Mr HOWARTH (Petrie) (16:52): Bounty Boulevard State School is represented by some 48 different nationalities in the North Lakes area, one of the fastest growing areas in the Moreton Bay region. The school itself has almost 1,400 students and is the largest primary school in Queensland. It is tasked with educating the children of North Lakes, a suburb that in 2011 had 19,000 people and today has 30,000 people.

Bounty Boulevard State School, like other schools around the nation, has just welcomed its new leaders. I was fortunate to be at the school's badging ceremony on 3 February to usher in young Aneka Knott and Samuel Savage as the 2017 Bounty Boulevard State School captains. I would like to take this opportunity to congratulate both Aneka and Samuel and to thank them. They are an impressive pair, and I can confidently say that Queensland's largest state school will do well in their capable but small hands. There are other great leaders there as well: the vice-captains, the school leaders, the house captains and all the year 6s who will play a leadership role this year, as well as all the teaching staff and the principal.

The badging ceremony was a wonderful event. I think the only way that it could have possibly been better is if the whole school could have shared the occasion under the one roof. I know from my long-running discussions with the school community that most parents would likely agree. At present the school has no undercover space which can hold a full school assembly—from grade P to 6 as well as teaching staff and other staff and parents—an Anzac Day ceremony, a presentation or a graduation. There is nothing at the moment for Queensland's largest state school.

The school's P&C is especially active. It does a sterling job and has led the push to secure funding for the much-needed school hall. But you do need to sell a lot of lamingtons to raise enough money for a school hall, and they certainly could use a helping hand. A petition attracted some 800 signatures and was referred to Queensland's education minister, Kate Jones, last year.

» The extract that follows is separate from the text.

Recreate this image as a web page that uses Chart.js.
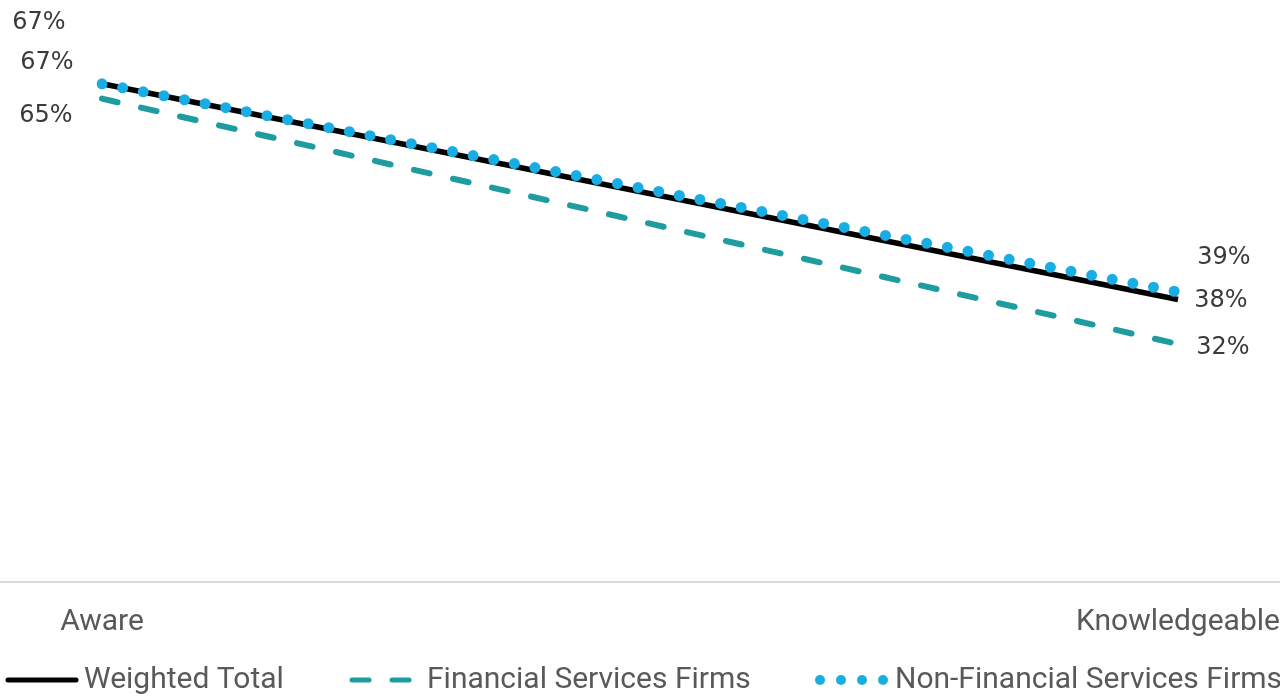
<!DOCTYPE html>
<html>
<head>
  <title>Aware vs Knowledgeable</title>
  <style>
    body {
      margin: 0;
      padding: 0;
      background-color: #fff;
    }
    .wrap {
      width: 1280px;
      height: 699px;
      position: relative;
    }
  </style>
</head>
<body>

  <div class="wrap">
    <canvas id="awareChart"></canvas>
  </div>

<script src="https://cdn.jsdelivr.net/npm/chart.js"></script>
<script>
  // Data
  const stages = ['Aware', 'Knowledgeable'];
  const seriesNames = ['Weighted Total', 'Financial Services Firms', 'Non-Financial Services Firms'];
  const weightedTotal = [67, 38];
  const financialFirms = [65, 32];
  const nonFinancialFirms = [67, 39];

  const FONT = "Roboto, sans-serif";
  const LABEL_FONT = "'DejaVu Sans', sans-serif";
  const colors = ['#000000', '#1f9ca0', '#1aade4'];

  // where each value label sits relative to its point (dx, dy)
  const labelOffsets = [
    [[-55, -21], [43, 1]],
    [[-56, 17], [45, 4]],
    [[-63, -61], [46, -34]]
  ];

  // value labels next to the line ends
  const valueLabels = {
    id: 'valueLabels',
    afterDatasetsDraw(chart) {
      const ctx = chart.ctx;
      ctx.save();
      ctx.font = '24px ' + LABEL_FONT;
      ctx.fillStyle = '#3a3a3a';
      ctx.textAlign = 'center';
      ctx.textBaseline = 'middle';
      chart.data.datasets.forEach((ds, i) => {
        const meta = chart.getDatasetMeta(i);
        meta.data.forEach((pt, j) => {
          const off = labelOffsets[i][j];
          ctx.fillText(ds.data[j] + '%', pt.x + off[0], pt.y + off[1]);
        });
      });
      ctx.restore();
    }
  };

  // baseline across the full width plus the legend row
  const extras = {
    id: 'extras',
    beforeDatasetsDraw(chart) {
      const ctx = chart.ctx;
      const y0 = chart.scales.y.getPixelForValue(0);
      ctx.save();
      ctx.strokeStyle = '#d9d9d9';
      ctx.lineWidth = 2;
      ctx.beginPath();
      ctx.moveTo(0, y0);
      ctx.lineTo(chart.width, y0);
      ctx.stroke();
      ctx.restore();
    },
    afterDraw(chart) {
      const ctx = chart.ctx;
      const cy = 680;
      ctx.save();
      ctx.lineCap = 'round';

      // solid sample
      ctx.strokeStyle = colors[0];
      ctx.lineWidth = 5;
      ctx.beginPath();
      ctx.moveTo(8, cy);
      ctx.lineTo(76, cy);
      ctx.stroke();

      // dashed sample
      ctx.strokeStyle = colors[1];
      ctx.beginPath();
      ctx.moveTo(352, cy); ctx.lineTo(369, cy);
      ctx.moveTo(392, cy); ctx.lineTo(409, cy);
      ctx.stroke();

      // dotted sample
      ctx.fillStyle = colors[2];
      [820, 841, 862, 883].forEach(x => {
        ctx.beginPath();
        ctx.arc(x, cy, 5, 0, Math.PI * 2);
        ctx.fill();
      });

      ctx.font = '30px ' + FONT;
      ctx.fillStyle = '#595959';
      ctx.textBaseline = 'middle';
      ctx.fillText(seriesNames[0], 84, cy);
      ctx.fillText(seriesNames[1], 427, cy);
      ctx.fillText(seriesNames[2], 895, cy);
      ctx.restore();
    }
  };

  const ctx = document.getElementById('awareChart').getContext('2d');
  new Chart(ctx, {
    type: 'line',
    data: {
      labels: stages,
      datasets: [
        {
          label: seriesNames[0],
          data: weightedTotal,
          borderColor: colors[0],
          borderWidth: 5.5,
          borderCapStyle: 'butt',
          pointRadius: 0,
          order: 1
        },
        {
          label: seriesNames[1],
          data: financialFirms,
          borderColor: colors[1],
          borderWidth: 6,
          borderDash: [16, 24],
          borderCapStyle: 'round',
          pointRadius: 0,
          order: 2
        },
        {
          label: seriesNames[2],
          data: nonFinancialFirms,
          borderColor: colors[2],
          borderWidth: 11,
          borderDash: [0, 21],
          borderCapStyle: 'round',
          pointRadius: 0,
          order: 0
        }
      ]
    },
    options: {
      responsive: true,
      maintainAspectRatio: false,
      animation: false,
      layout: {
        padding: { top: 2, left: 102, right: 102, bottom: 45 }
      },
      plugins: {
        legend: { display: false },
        tooltip: { enabled: false }
      },
      scales: {
        x: {
          offset: false,
          grid: { display: false },
          border: { display: false },
          ticks: {
            padding: 14,
            color: '#595959',
            font: { family: FONT, size: 30 },
            maxRotation: 0
          },
          // labels may hang past the edge points; keep the layout padding as is
          afterFit(scale) {
            scale.paddingLeft = 0;
            scale.paddingRight = 0;
          }
        },
        y: {
          display: false,
          min: 0,
          max: 78
        }
      }
    },
    plugins: [extras, valueLabels]
  });
</script>

</body>
</html>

I have written twice to the state education minister, Kate Jones, advocating and pleading with the state Labor government to fund a school hall for Bounty Boulevard State School and had two replies: one on 10 May and one on 7 December last year. All that Ms Jones could do was blame her predecessor, but Ms Jones knows too well that the federal coalition government has committed $1.1 billion in additional funds this year alone to state schools. What I need her to do is kick the can and fund the hall. In the lead-up to this year's state election, I call on both sides to fund it urgently.